Prime minister Rishi Sunak needs to make the UK more self-sufficient and less reliant on imported food, the National Farmers Union (NFU) has warned, saying climate change and the war in Ukraine have made global food imports vulnerable.
Stating that the UK is 61 per cent self-sufficient in all foods, NFU President Minette Batters has called on the prime minister to ensure this does not drop.
Batters said the government needed to give domestic food production the same focus and political emphasis as the environment.
“Our supply chains are too vulnerable. So, the government needs to take an active interest in the UK food chain resilience,” said the NFU leader.
The trade association this week highlighted the huge risks posed to the UK’s food security from worsening threats from wildfires, extreme temperatures and drought that have caused “havoc” across many parts of the world. The threat on food security also comes from geopolitical crisis such as Russia’s invasion of Ukraine and ongoing inflationary pressures facing the economies around the world.
“Climate change is wreaking havoc on food production across the world, with farmers in Southern Europe literally fighting fires while farmers here are despairing as they now must spend thousands of pounds to dry sodden grain. “At the same time, the conflict in Ukraine is putting pressure on the global grain market.”
According to the NFU, UK would run out of food by August if the country only had access to home-grown produce since the start of year. Baters said this highlights the need for the UK to be able produce more of its own food at home.
“It is clear that our food supply chains need to be better prepared and more resilient to dealing with global shocks and the extremes of weather that are fast becoming the norm,” said Batters. “Now is the time to build ensure policies are in place to support the production of quality, climate friendly, home-grown food. This government has statutory targets for the environment and ministers need now to give the same status to our food production.”
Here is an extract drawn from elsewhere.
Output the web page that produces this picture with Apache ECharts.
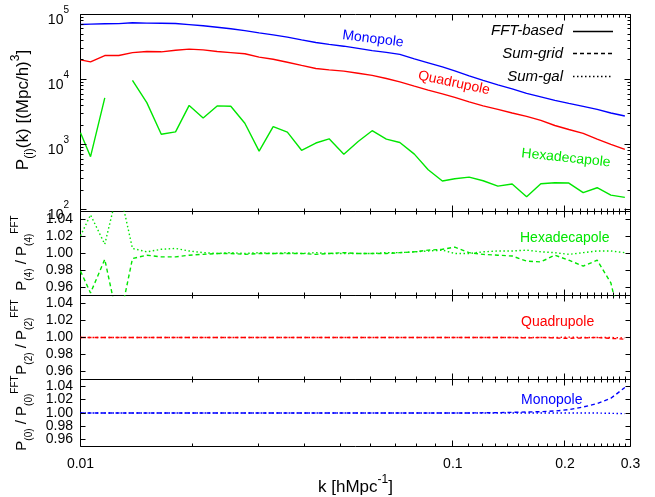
<!DOCTYPE html>
<html>
<head>
<meta charset="utf-8">
<script src="https://cdn.jsdelivr.net/npm/echarts@6/dist/echarts.min.js"></script>
<style>
html, body { margin: 0; padding: 0; background: #fff; }
#main { width: 655px; height: 497px; }
</style>
</head>
<body>
<div id="main"></div>
<script>
// k bins (h/Mpc)
var kVals = [0.0100, 0.01064, 0.01162, 0.01267, 0.01379, 0.01507, 0.01648, 0.01800, 0.01958, 0.02135,
    0.02328, 0.02533, 0.02763, 0.03018, 0.03292, 0.03594, 0.03924, 0.04286, 0.04653, 0.05096,
    0.05568, 0.06071, 0.06628, 0.07205, 0.07882, 0.08586, 0.09374, 0.1012, 0.1106, 0.1206,
    0.1321, 0.1443, 0.1578, 0.1723, 0.1879, 0.2049, 0.2239, 0.2441, 0.2657, 0.2897];

// FFT-based multipoles
var monoFFT = [70200, 71150, 71900, 72400, 74500, 73600, 73200, 72700, 69900, 67000,
    63600, 60300, 56500, 52300, 48700, 44900, 40800, 37100, 34800, 32600,
    30200, 27900, 26200, 24400, 20800, 18100, 15700, 13600, 11400, 9720,
    8290, 7190, 6130, 5420, 4790, 4300, 3870, 3480, 3070, 2760];
var quadFFT = [20100, 18700, 23400, 23400, 26000, 27000, 26700, 28300, 29400, 28600,
    27000, 26000, 24900, 22100, 20500, 18500, 16500, 14800, 14100, 13500,
    12500, 11600, 10400, 9220, 7920, 6900, 6030, 5330, 4540, 3940,
    3480, 3070, 2720, 2360, 1970, 1710, 1490, 1220, 1010, 844];
var hexaFFT = [1530, 654, 5230, '-', 9720, 4430, 1445, 1570, 4010, 2575,
    3940, 3900, 2130, 794, 1890, 1560, 820, 1060, 1230, 712,
    1120, 1640, 1215, 1080, 715, 412, 276, 300, 317, 279,
    231, 249, 158, 251, 260, 257, 183, 218, 168, 155];

// ratios to FFT
var hexaGrid = [0.979, 0.953, 0.993, 0.915, 0.994, 0.998, 0.996, 0.996, 0.998, 0.999,
    1.000, 1.000, 0.999, 1.000, 1.000, 1.000, 1.000, 0.999, 1.000, 1.001,
    1.000, 1.000, 1.000, 1.001, 1.002, 1.004, 1.005, 1.0076, 1.001, 0.999,
    0.998, 0.997, 0.991, 0.990, 0.998, 0.992, 0.985, 0.992, 0.965, 0.895];
var hexaGal = [1.021, 1.046, 1.011, 1.080, 1.006, 1.002, 1.005, 1.006, 1.003, 1.001,
    1.000, 1.001, 1.000, 1.001, 1.000, 1.001, 1.000, 1.001, 1.000, 1.000,
    1.000, 1.000, 1.001, 1.001, 1.002, 1.003, 1.004, 1.000, 1.000, 1.002,
    1.003, 1.003, 1.004, 1.002, 1.001, 0.999, 1.001, 1.003, 1.003, 1.001];
var quadGrid = [1.000, 1.000, 1.000, 1.000, 1.000, 1.000, 1.000, 1.000, 1.000, 1.000,
    1.000, 1.000, 1.000, 1.000, 1.000, 1.000, 1.000, 1.000, 1.000, 1.000,
    1.000, 1.000, 1.000, 1.000, 1.000, 1.000, 1.000, 1.000, 1.000, 1.000,
    1.000, 1.000, 0.9995, 1.000, 0.9995, 0.999, 0.9995, 1.000, 0.999, 0.998];
var quadGal = [1.000, 1.000, 1.000, 1.000, 1.000, 1.000, 1.000, 1.000, 1.000, 1.000,
    1.000, 1.000, 1.000, 1.000, 1.000, 1.000, 1.000, 1.000, 1.000, 1.000,
    1.000, 1.000, 1.000, 1.000, 1.000, 1.000, 1.000, 1.000, 1.000, 1.000,
    1.000, 1.000, 1.000, 1.000, 1.000, 1.0005, 1.000, 1.000, 1.000, 0.9995];
var monoGrid = [1.000, 1.000, 1.000, 1.000, 1.000, 1.000, 1.000, 1.000, 1.000, 1.000,
    1.000, 1.000, 1.000, 1.000, 1.000, 1.000, 1.000, 1.000, 1.000, 1.000,
    1.000, 1.000, 1.000, 1.000, 1.000, 1.000, 1.000, 1.000, 1.0001, 1.0003,
    1.0005, 1.001, 1.0015, 1.002, 1.003, 1.005, 1.009, 1.014, 1.022, 1.038];
var monoGal = [1.000, 1.000, 1.000, 1.000, 1.000, 1.000, 1.000, 1.000, 1.000, 1.000,
    1.000, 1.000, 1.000, 1.000, 1.000, 1.000, 1.000, 1.000, 1.000, 1.000,
    1.000, 1.000, 1.000, 1.000, 1.000, 1.000, 1.000, 1.000, 1.000, 1.000,
    1.000, 1.000, 1.000, 1.000, 1.000, 1.000, 1.000, 1.000, 0.9995, 0.999];

// ticks
var xMajor = [0.01, 0.1, 0.2, 0.3];
var xMajorLabels = ['0.01', '0.1', '0.2', '0.3'];
var xMinor = [0.02, 0.03, 0.04, 0.05, 0.06, 0.07, 0.08, 0.09,
    0.11, 0.12, 0.13, 0.14, 0.15, 0.16, 0.17, 0.18, 0.19,
    0.21, 0.22, 0.23, 0.24, 0.25, 0.26, 0.27, 0.28, 0.29];
var pMajor = [100, 1000, 10000, 100000];
var pMajorExp = ['2', '3', '4', '5'];
var pMinor = [200, 300, 400, 500, 600, 700, 800, 900,
    2000, 3000, 4000, 5000, 6000, 7000, 8000, 9000,
    20000, 30000, 40000, 50000, 60000, 70000, 80000, 90000];
var rTicks = [0.96, 0.98, 1.00, 1.02, 1.04];
var rLabels = ['0.96', '0.98', '1.00', '1.02', '1.04'];

var FONT = '"Liberation Sans", Arial, Helvetica, sans-serif';
var BLUE = '#0000ff', RED = '#ff0000', GREEN = '#00e600';
var L = 80.5, R = 630.5;
var panels = [
    { top: 14.5, bottom: 211.5 },
    { top: 211.5, bottom: 295.5 },
    { top: 295.5, bottom: 379.5 },
    { top: 379.5, bottom: 446.5 }
];
var DASH = [4, 3], DOT = [1.5, 2.5];

function pairs(ys) {
    return kVals.map(function (k, i) { return [k, ys[i]]; });
}
function curve(name, ys, idx, color, type) {
    return {
        name: name, type: 'line', xAxisIndex: idx, yAxisIndex: idx,
        data: pairs(ys), symbol: 'none', silent: true, clip: true,
        lineStyle: { color: color, width: 1.4, type: type }
    };
}

var chart = echarts.init(document.getElementById('main'));

var option = {
    animation: false,
    backgroundColor: '#fff',
    grid: panels.map(function (p) {
        return { left: L, width: R - L, top: p.top, height: p.bottom - p.top,
            show: true, borderColor: '#000', borderWidth: 1, containLabel: false };
    }),
    xAxis: panels.map(function (p, i) {
        return { type: 'log', logBase: 10, min: 0.01, max: 0.3, gridIndex: i,
            axisLine: { show: false }, axisTick: { show: false },
            axisLabel: { show: false }, splitLine: { show: false } };
    }),
    yAxis: panels.map(function (p, i) {
        var ax = { gridIndex: i, axisLine: { show: false }, axisTick: { show: false },
            axisLabel: { show: false }, splitLine: { show: false } };
        if (i === 0) {
            ax.type = 'log'; ax.logBase = 10; ax.min = 94; ax.max = 100000;
        } else {
            ax.type = 'value'; ax.min = 0.95; ax.max = 1.05;
        }
        return ax;
    }),
    series: [
        curve('Monopole', monoFFT, 0, BLUE, 'solid'),
        curve('Quadrupole', quadFFT, 0, RED, 'solid'),
        curve('Hexadecapole', hexaFFT, 0, GREEN, 'solid'),
        curve('Hexa Sum-grid', hexaGrid, 1, GREEN, DASH),
        curve('Hexa Sum-gal', hexaGal, 1, GREEN, DOT),
        curve('Quad Sum-grid', quadGrid, 2, RED, DASH),
        curve('Quad Sum-gal', quadGal, 2, RED, DOT),
        curve('Mono Sum-grid', monoGrid, 3, BLUE, DASH),
        curve('Mono Sum-gal', monoGal, 3, BLUE, DOT)
    ]
};
chart.setOption(option);

// ticks, labels, titles and key drawn as graphics, placed via the axes
var g = [];
function seg(x1, y1, x2, y2, color, dash, w) {
    g.push({ type: 'line', silent: true, z: 10,
        shape: { x1: x1, y1: y1, x2: x2, y2: y2 },
        style: { stroke: color || '#000', lineWidth: w || 1, lineDash: dash || null } });
}
function txt(o) {
    g.push({ type: 'text', silent: true, z: 10, x: o.x, y: o.y, rotation: o.rot || 0,
        style: { text: o.text, fill: o.color || '#000', font: o.font || ('14px ' + FONT),
            align: o.align || 'center', verticalAlign: o.va || 'middle', rich: o.rich } });
}
function snap(v) { return Math.round(v - 0.5) + 0.5; }

panels.forEach(function (p, i) {
    xMajor.forEach(function (v) {
        var x = snap(chart.convertToPixel({ xAxisIndex: i }, v));
        seg(x, p.bottom, x, p.bottom - 6);
        seg(x, p.top, x, p.top + 6);
    });
    xMinor.forEach(function (v) {
        var x = snap(chart.convertToPixel({ xAxisIndex: i }, v));
        seg(x, p.bottom, x, p.bottom - 3);
        seg(x, p.top, x, p.top + 3);
    });
    if (i === 0) {
        pMajor.forEach(function (v, j) {
            var y = snap(chart.convertToPixel({ yAxisIndex: 0 }, v));
            seg(L, y, L + 6, y);
            seg(R, y, R - 6, y);
            txt({ x: 69, y: y + 2, align: 'right', text: '{b|10}{s|' + pMajorExp[j] + '}',
                rich: { b: { fontSize: 14, fontFamily: FONT, lineHeight: 22, verticalAlign: 'bottom' },
                        s: { fontSize: 10, fontFamily: FONT, lineHeight: 10, verticalAlign: 'top' } } });
        });
        pMinor.forEach(function (v) {
            var y = snap(chart.convertToPixel({ yAxisIndex: 0 }, v));
            seg(L, y, L + 3, y);
            seg(R, y, R - 3, y);
        });
    } else {
        rTicks.forEach(function (v, j) {
            var y = snap(chart.convertToPixel({ yAxisIndex: i }, v));
            seg(L, y, L + 5, y);
            seg(R, y, R - 5, y);
            txt({ x: 73, y: y, align: 'right', text: rLabels[j] });
        });
    }
});

xMajor.forEach(function (v, j) {
    var x = chart.convertToPixel({ xAxisIndex: 3 }, v);
    txt({ x: x, y: 464, text: xMajorLabels[j] });
});

var richT = {
    m: { fontSize: 17, fontFamily: FONT, lineHeight: 26, verticalAlign: 'middle' },
    sub: { fontSize: 12, fontFamily: FONT, lineHeight: 12, verticalAlign: 'bottom' },
    sup: { fontSize: 12, fontFamily: FONT, lineHeight: 12, verticalAlign: 'top' }
};
var richR = {
    m: { fontSize: 15, fontFamily: FONT, lineHeight: 24, verticalAlign: 'middle' },
    sub: { fontSize: 10, fontFamily: FONT, lineHeight: 10, verticalAlign: 'bottom' },
    sup: { fontSize: 10, fontFamily: FONT, lineHeight: 10, verticalAlign: 'top' }
};
txt({ x: 355.5, y: 487, text: '{m|k [hMpc}{sup|-1}{m|]}', rich: richT });
txt({ x: 23, y: 110, rot: Math.PI / 2, text: '{m|P}{sub|(i)}{m|(k) [(Mpc/h)}{sup|3}{m|]}', rich: richT });
txt({ x: 22, y: 253, rot: Math.PI / 2, text: '{m|P}{sub|(4)}{m| / P}{sub|(4)}{sup|FFT}', rich: richR });
txt({ x: 22, y: 337, rot: Math.PI / 2, text: '{m|P}{sub|(2)}{m| / P}{sub|(2)}{sup|FFT}', rich: richR });
txt({ x: 22, y: 413, rot: Math.PI / 2, text: '{m|P}{sub|(0)}{m| / P}{sub|(0)}{sup|FFT}', rich: richR });

// key
var ITAL = 'italic 15px ' + FONT;
txt({ x: 563, y: 31, align: 'right', text: 'FFT-based', font: ITAL });
txt({ x: 563, y: 54, align: 'right', text: 'Sum-grid', font: ITAL });
txt({ x: 563, y: 77, align: 'right', text: 'Sum-gal', font: ITAL });
seg(573, 31.5, 613, 31.5, '#000', null, 1.5);
seg(573, 53.5, 613, 53.5, '#000', DASH, 1.3);
seg(573, 76.5, 611, 76.5, '#000', DOT, 1.3);

// curve annotations
txt({ x: 373, y: 39, rot: -7 * Math.PI / 180, text: 'Monopole', color: BLUE });
txt({ x: 454, y: 83, rot: -12 * Math.PI / 180, text: 'Quadrupole', color: RED });
txt({ x: 566, y: 158, rot: -6 * Math.PI / 180, text: 'Hexadecapole', color: GREEN });
txt({ x: 520, y: 238, align: 'left', text: 'Hexadecapole', color: GREEN });
txt({ x: 521, y: 322, align: 'left', text: 'Quadrupole', color: RED });
txt({ x: 521, y: 400, align: 'left', text: 'Monopole', color: BLUE });

chart.setOption({ graphic: g });
</script>
</body>
</html>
UK self-sufficiency reached a post-war high in 1984, when 78 per cent of produce was home grown. It has declined steadily since then.
However, the government said the UK is largely self-sufficient in wheat, most meats and eggs. More than 50 per cent of the vegetables the country eats are gown on UK farms – but only 16 per cent of fruit, BBC reported.
“In our Food Strategy last year we set a clear target to at least maintain production at current levels, and our new farming schemes invest in the foundations of food security – from healthy soil to abundant pollinators,” Farming minister Mark Spencer said.